12. Notices. All notices, requests, demands and other communications hereunder
shall be in writing and shall be deemed to have been duly given if
delivered or mailed by certified mail, postage prepaid, return receipt
requested and addressed as follows:
If to Purchaser: X.X. Xxxxxxxxx
000 Xxxxxxxxxxx Xxxxxxxx
Xxxxxxxx Xxxxx, Xxxxxxxx 00000
with copy to: Xxxxx Xxxxxxx, Esq.
Xxxxxxxxx Asset Management Inc.
000 Xxxxxxxxxxx Xxxxxxxx - XXX 000
Xxxxxxxx Xxxxx, Xxxxxxxx 00000
If to the Company: 0000 X.X. Xxxxxxx Xxx, Xxxxx 000
Xxxxx Xxxx Xxxxx, Xxxxxxx 00000
Attn: Xxxxxxx Xxxxxxxxx, President
with copy to: Xxxxxx X. Xxxxx, Xx., Esq.
Baise, Xxxxxx & Xxxxx, P.C.
0000 00xx Xxxxxx, X.X.
Xxxxx 000
Xxxxxxxxxx, X.X. 00000
Either party may change his or its address by written notice thereof
to the other party pursuant to this Paragraph 12.

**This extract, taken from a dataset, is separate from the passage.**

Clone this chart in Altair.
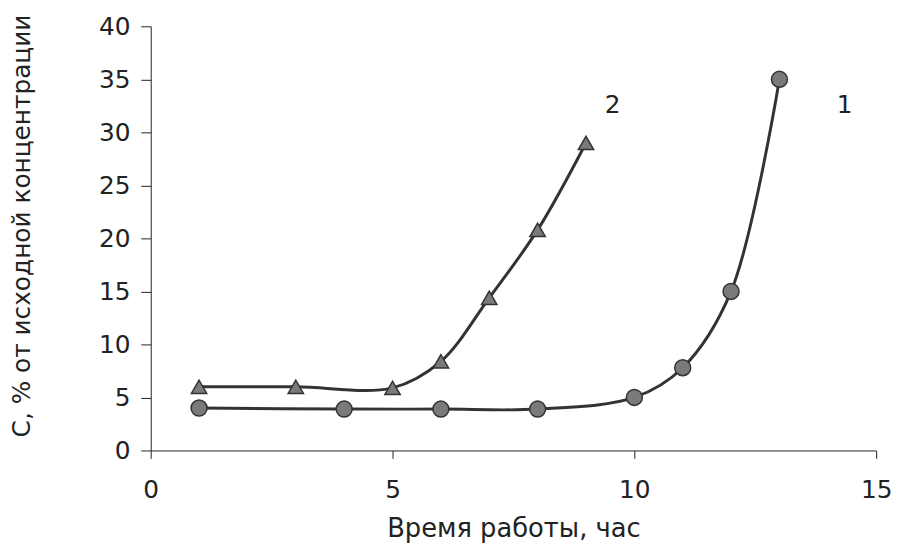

13. Counterparts. This Agreement may be executed in two or more identical
counterparts. Each such counterpart shall be deemed an original, but
together all such counterparts shall constitute one in the same instrument.
14. Governing Law. This Agreement shall be construed under and in accordance
with the laws of the State of Nevada, unless and until the Company's state
of domicile shall change, in which event this Agreement shall be construed
under and in accordance with the laws of the state of such new domicile.
15. Amendment. This Agreement contains the entire agreement between the parties
hereto and cannot be amended or altered except in writing executed by the
parties hereto.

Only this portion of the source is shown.